- Work to complete: Lines containing the string "this" are to be counted; report the number and nothing more.
━━━━━ Provided material
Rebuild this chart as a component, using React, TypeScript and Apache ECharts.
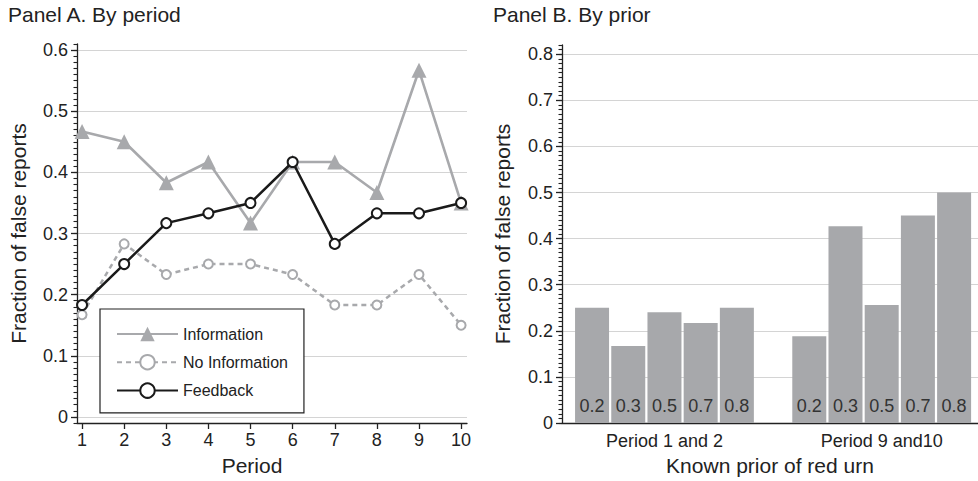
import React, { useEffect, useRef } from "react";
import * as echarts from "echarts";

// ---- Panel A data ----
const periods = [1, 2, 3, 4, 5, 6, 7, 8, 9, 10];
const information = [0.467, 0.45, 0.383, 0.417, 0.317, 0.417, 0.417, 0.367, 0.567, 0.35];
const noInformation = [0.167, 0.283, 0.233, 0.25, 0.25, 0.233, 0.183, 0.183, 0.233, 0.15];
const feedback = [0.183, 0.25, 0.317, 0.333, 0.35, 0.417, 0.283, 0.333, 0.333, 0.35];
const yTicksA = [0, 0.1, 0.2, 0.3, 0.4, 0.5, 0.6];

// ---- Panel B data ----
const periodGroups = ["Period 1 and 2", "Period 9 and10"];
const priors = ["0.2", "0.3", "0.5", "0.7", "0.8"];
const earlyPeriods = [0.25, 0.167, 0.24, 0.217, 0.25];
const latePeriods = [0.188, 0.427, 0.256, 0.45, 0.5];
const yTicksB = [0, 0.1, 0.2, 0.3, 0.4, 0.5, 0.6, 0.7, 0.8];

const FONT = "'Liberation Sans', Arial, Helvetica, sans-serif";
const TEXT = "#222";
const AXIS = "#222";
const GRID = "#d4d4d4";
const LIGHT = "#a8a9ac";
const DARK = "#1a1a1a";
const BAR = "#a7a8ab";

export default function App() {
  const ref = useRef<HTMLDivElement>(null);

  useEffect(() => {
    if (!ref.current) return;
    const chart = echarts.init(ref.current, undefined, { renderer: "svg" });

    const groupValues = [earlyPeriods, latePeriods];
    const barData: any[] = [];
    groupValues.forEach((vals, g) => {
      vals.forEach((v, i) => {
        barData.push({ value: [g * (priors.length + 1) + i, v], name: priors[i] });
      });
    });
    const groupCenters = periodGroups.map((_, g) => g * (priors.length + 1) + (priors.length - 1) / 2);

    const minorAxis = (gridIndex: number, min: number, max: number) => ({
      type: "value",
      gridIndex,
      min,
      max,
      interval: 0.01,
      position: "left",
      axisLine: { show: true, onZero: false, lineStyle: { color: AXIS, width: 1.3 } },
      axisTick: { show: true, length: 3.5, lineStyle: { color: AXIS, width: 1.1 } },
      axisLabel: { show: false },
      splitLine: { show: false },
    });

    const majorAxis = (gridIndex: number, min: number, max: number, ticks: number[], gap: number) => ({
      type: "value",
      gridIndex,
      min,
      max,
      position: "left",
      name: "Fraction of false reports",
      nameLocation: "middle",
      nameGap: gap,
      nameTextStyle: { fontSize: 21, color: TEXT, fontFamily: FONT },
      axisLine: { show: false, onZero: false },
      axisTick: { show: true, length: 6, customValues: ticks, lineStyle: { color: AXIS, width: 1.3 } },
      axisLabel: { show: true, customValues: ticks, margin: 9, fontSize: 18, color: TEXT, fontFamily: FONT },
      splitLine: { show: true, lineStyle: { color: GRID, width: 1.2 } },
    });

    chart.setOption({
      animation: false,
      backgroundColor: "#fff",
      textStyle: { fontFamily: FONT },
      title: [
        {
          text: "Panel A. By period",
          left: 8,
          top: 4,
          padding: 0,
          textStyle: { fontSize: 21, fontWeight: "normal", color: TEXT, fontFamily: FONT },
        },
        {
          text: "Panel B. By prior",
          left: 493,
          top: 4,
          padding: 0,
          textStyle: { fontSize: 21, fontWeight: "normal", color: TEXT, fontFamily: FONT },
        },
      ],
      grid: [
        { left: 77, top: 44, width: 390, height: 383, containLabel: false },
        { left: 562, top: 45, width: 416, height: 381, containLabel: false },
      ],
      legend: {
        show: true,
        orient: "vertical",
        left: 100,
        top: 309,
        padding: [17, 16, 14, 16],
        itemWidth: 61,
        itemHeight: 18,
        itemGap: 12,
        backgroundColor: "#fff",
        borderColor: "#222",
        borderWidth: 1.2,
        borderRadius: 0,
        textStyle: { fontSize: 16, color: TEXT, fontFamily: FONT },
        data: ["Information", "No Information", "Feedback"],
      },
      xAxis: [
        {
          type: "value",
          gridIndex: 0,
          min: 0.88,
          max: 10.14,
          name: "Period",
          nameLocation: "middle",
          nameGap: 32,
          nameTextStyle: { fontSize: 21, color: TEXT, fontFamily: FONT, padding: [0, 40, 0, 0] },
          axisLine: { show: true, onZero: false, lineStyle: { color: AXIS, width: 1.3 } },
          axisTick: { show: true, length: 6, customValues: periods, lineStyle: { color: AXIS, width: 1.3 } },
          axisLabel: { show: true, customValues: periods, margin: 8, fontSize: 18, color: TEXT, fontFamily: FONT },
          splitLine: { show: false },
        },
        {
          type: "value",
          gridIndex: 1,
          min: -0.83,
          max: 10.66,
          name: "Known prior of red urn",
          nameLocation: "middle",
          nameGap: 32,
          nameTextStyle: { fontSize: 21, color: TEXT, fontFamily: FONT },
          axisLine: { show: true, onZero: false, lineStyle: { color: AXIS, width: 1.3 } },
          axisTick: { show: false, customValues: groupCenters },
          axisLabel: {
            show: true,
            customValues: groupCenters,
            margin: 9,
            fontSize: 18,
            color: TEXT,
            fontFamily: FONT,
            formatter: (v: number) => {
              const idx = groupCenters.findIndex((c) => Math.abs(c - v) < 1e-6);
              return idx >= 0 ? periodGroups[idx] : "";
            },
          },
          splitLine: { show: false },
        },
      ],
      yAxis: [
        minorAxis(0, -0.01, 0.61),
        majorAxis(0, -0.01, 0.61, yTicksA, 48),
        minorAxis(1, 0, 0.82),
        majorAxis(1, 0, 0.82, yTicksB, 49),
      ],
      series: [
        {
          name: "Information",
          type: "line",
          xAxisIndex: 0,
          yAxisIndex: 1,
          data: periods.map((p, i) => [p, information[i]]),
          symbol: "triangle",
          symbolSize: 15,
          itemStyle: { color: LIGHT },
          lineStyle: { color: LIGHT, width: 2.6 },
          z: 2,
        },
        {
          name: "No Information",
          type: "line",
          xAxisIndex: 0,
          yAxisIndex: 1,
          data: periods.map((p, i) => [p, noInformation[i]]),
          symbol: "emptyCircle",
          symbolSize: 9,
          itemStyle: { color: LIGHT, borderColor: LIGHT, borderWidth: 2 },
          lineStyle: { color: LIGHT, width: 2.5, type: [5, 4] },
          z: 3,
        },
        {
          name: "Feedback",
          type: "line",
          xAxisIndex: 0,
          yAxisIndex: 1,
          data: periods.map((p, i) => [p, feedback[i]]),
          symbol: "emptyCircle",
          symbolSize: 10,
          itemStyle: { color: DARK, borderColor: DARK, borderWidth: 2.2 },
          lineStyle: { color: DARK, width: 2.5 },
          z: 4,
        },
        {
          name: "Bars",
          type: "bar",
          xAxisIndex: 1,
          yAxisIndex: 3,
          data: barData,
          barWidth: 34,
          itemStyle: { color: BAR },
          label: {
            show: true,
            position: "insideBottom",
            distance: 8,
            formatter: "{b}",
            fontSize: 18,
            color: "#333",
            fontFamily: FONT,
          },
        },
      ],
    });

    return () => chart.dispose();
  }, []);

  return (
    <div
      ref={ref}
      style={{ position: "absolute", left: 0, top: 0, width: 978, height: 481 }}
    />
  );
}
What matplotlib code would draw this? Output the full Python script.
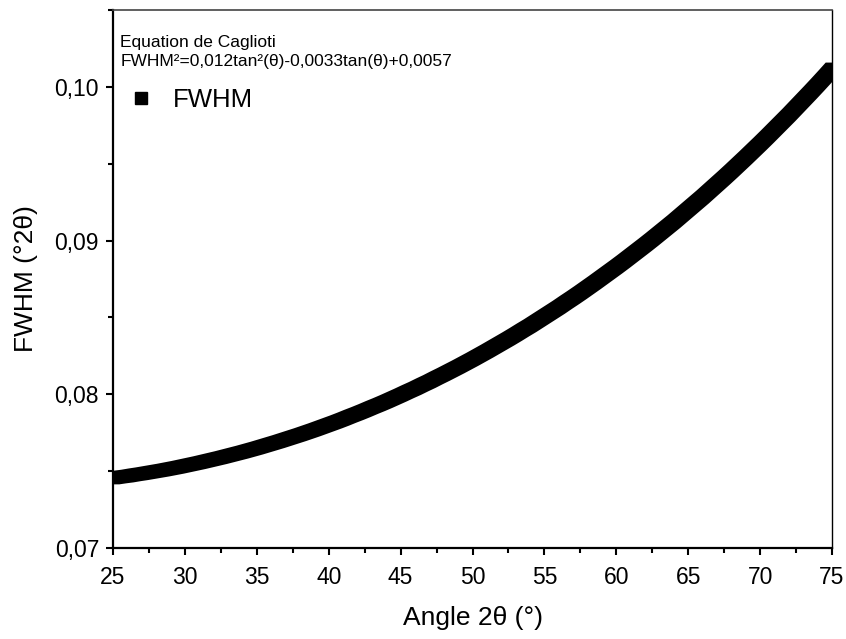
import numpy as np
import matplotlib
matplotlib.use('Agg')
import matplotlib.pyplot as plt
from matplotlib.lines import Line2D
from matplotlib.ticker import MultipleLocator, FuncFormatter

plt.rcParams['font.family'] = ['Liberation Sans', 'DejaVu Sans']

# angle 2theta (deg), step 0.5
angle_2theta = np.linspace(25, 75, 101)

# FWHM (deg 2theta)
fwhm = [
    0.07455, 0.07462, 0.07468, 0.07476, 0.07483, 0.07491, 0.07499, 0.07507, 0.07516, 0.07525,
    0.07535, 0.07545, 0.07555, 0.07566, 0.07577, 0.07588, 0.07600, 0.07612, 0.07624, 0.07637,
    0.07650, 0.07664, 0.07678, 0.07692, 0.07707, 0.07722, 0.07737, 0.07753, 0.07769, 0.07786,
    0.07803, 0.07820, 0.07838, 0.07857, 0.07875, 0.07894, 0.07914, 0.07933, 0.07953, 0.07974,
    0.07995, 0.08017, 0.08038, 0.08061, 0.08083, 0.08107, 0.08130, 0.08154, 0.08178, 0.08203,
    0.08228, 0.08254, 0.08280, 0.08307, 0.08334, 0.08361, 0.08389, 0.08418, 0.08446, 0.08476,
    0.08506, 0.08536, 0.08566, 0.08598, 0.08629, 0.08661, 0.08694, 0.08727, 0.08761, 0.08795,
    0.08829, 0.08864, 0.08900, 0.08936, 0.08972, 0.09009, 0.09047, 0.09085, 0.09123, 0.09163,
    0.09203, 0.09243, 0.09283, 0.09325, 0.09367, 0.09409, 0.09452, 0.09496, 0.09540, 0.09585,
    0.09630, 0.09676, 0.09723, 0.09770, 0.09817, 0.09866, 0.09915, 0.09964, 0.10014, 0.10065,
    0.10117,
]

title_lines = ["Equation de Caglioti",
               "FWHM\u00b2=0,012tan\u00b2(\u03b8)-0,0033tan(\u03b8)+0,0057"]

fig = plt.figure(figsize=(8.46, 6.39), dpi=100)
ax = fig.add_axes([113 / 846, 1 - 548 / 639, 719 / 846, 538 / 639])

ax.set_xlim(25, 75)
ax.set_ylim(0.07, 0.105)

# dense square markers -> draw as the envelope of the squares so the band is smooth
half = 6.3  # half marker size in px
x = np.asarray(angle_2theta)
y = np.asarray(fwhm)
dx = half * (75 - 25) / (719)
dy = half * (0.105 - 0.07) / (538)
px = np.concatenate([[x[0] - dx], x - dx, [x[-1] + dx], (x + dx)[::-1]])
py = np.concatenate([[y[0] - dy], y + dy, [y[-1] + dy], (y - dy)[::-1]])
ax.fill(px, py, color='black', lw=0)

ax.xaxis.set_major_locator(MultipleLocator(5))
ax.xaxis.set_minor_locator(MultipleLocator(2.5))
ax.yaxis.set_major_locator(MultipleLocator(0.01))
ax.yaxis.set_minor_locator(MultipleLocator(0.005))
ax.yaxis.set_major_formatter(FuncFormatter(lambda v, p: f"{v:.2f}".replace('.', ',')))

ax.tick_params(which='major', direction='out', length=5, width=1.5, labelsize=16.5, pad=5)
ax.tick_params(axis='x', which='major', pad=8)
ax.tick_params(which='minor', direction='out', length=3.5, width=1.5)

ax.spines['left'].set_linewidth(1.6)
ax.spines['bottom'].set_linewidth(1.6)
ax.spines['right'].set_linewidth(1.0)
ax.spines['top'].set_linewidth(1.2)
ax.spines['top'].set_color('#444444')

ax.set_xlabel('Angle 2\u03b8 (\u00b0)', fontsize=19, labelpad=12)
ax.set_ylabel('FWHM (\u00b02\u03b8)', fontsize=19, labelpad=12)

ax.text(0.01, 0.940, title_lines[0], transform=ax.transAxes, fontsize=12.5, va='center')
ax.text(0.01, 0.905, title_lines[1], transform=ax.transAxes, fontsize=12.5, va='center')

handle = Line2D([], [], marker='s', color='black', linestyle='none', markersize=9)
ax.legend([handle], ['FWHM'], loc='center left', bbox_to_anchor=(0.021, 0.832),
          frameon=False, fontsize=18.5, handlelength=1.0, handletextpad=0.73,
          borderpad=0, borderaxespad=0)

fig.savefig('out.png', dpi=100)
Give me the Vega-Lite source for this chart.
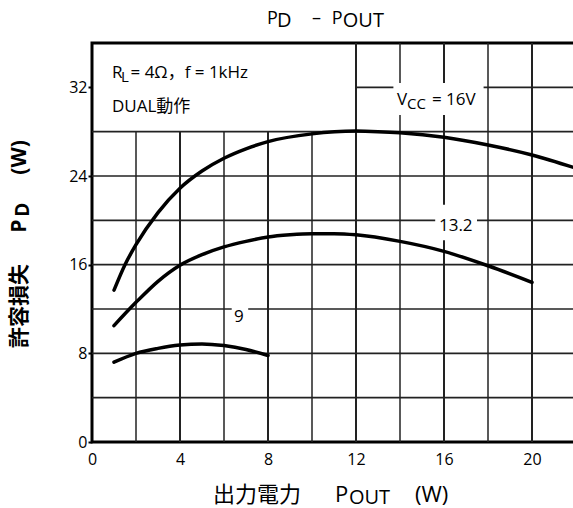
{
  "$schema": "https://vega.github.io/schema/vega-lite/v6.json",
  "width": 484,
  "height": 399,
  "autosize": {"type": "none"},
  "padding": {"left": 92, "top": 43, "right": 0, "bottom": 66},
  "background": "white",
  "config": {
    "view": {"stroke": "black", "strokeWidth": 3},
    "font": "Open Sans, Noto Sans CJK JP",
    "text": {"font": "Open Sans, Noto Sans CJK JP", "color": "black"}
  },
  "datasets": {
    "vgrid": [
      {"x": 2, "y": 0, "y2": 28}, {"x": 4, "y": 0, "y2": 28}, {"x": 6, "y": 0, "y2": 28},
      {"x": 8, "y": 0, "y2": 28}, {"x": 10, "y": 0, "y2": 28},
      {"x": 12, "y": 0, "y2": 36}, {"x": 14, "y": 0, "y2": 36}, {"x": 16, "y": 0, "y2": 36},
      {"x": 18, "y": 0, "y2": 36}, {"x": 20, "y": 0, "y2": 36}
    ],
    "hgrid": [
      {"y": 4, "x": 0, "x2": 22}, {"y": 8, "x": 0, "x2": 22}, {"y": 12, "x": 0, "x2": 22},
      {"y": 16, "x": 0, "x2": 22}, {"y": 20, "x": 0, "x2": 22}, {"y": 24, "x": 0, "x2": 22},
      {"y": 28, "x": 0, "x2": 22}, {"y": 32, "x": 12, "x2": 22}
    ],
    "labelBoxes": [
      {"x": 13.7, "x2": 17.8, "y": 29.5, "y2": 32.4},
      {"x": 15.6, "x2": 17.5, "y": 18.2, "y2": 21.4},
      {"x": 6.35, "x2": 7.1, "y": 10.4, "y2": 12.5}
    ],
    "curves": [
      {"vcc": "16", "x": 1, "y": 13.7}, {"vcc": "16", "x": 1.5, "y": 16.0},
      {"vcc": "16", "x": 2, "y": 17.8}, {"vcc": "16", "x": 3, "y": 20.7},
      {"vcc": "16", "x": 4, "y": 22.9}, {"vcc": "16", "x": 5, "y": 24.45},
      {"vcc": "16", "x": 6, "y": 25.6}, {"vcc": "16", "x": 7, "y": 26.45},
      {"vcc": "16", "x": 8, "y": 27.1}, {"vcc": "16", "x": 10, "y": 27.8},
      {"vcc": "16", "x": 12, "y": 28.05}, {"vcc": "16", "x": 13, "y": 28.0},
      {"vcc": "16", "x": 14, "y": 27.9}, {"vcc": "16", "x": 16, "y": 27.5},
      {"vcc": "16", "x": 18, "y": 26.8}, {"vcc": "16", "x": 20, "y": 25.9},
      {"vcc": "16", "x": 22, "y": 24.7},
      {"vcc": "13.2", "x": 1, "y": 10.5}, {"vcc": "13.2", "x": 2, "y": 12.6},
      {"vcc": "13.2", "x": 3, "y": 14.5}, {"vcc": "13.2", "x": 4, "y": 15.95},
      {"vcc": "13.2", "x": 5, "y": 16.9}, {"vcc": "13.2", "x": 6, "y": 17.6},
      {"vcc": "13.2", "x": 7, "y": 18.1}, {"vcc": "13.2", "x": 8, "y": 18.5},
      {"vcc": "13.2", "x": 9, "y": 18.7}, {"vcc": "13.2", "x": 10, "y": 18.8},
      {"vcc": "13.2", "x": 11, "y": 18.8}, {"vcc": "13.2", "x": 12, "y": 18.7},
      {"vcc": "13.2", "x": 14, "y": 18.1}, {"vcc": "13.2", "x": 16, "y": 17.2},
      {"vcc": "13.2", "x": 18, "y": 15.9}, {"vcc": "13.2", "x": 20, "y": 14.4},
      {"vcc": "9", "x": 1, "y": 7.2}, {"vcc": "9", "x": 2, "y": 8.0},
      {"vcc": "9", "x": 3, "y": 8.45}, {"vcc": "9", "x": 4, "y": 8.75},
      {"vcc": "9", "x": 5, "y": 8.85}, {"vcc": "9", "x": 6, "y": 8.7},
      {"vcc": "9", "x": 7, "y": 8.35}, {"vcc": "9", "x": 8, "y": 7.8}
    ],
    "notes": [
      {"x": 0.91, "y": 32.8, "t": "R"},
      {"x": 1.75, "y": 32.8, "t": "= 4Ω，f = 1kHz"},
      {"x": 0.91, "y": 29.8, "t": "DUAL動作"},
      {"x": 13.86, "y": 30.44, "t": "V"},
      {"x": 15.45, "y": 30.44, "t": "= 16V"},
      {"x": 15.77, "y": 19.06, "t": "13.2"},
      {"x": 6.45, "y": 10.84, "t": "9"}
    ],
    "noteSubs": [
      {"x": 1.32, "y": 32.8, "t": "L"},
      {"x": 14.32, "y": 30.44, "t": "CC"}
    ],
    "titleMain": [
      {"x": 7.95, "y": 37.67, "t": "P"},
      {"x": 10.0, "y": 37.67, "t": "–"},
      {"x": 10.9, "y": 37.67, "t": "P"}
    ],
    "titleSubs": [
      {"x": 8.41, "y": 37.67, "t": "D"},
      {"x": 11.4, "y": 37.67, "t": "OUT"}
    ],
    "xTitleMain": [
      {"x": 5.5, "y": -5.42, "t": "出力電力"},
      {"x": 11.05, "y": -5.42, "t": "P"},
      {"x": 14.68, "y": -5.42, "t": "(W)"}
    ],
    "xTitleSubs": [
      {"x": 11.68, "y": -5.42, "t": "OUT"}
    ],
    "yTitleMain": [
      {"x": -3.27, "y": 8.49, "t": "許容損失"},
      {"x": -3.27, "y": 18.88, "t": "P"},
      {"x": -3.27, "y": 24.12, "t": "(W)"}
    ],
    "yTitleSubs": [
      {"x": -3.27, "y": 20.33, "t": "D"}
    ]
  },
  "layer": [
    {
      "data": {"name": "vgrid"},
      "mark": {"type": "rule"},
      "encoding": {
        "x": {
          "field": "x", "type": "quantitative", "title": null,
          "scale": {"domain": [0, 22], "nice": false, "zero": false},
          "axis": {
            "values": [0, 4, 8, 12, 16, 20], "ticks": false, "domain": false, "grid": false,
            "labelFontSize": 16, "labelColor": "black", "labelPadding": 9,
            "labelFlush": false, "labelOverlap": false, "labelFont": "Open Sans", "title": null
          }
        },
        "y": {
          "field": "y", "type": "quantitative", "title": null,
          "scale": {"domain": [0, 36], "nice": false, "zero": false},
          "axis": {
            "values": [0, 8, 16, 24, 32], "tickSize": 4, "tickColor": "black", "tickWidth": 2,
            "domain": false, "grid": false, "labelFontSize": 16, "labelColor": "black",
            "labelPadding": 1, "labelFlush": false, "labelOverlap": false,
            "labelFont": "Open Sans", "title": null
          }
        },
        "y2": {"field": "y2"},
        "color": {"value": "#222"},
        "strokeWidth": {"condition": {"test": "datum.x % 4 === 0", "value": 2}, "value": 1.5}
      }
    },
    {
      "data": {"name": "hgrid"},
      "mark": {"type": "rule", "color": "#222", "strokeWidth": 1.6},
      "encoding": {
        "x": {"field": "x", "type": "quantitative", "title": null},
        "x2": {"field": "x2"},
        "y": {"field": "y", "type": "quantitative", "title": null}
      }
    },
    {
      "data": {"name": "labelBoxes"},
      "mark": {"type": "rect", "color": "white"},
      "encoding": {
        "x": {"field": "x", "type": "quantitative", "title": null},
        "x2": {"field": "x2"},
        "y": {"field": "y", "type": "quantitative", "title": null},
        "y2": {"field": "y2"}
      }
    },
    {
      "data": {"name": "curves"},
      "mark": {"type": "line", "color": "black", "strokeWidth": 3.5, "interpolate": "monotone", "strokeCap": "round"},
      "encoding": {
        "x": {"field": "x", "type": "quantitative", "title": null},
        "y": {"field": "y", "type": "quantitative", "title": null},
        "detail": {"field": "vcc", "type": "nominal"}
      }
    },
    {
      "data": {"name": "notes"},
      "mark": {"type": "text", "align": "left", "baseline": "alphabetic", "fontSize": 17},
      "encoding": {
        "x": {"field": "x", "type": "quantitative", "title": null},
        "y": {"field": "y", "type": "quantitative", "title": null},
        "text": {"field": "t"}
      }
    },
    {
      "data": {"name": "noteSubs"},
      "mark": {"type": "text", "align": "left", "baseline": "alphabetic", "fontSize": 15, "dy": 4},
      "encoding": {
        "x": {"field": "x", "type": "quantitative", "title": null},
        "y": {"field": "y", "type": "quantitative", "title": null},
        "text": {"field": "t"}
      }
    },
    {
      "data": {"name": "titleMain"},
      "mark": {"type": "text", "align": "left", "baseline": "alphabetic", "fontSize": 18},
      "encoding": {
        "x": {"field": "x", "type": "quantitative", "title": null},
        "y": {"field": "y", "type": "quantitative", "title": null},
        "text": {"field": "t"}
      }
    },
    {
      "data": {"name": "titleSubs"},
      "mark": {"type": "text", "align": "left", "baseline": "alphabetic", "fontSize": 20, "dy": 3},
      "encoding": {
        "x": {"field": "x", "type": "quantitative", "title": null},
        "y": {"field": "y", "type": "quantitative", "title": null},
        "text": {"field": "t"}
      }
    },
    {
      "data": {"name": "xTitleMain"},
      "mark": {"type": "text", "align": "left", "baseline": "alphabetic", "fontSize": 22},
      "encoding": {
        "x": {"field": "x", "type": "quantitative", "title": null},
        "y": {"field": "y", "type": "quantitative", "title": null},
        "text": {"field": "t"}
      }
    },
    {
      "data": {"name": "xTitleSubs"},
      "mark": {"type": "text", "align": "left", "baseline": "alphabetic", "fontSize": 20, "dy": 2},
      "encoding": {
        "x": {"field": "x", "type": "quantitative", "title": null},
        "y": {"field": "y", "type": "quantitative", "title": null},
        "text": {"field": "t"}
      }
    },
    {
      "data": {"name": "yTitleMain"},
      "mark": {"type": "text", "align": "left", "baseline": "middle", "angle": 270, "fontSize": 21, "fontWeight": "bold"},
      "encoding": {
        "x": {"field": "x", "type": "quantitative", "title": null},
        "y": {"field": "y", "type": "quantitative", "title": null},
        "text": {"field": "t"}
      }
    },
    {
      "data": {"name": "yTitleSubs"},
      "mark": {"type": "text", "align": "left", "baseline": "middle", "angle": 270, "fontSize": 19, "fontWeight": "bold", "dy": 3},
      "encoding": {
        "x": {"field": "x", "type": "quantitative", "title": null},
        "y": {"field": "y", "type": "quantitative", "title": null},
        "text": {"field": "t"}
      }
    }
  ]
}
━━━━━━━━━━
- Task solution: 3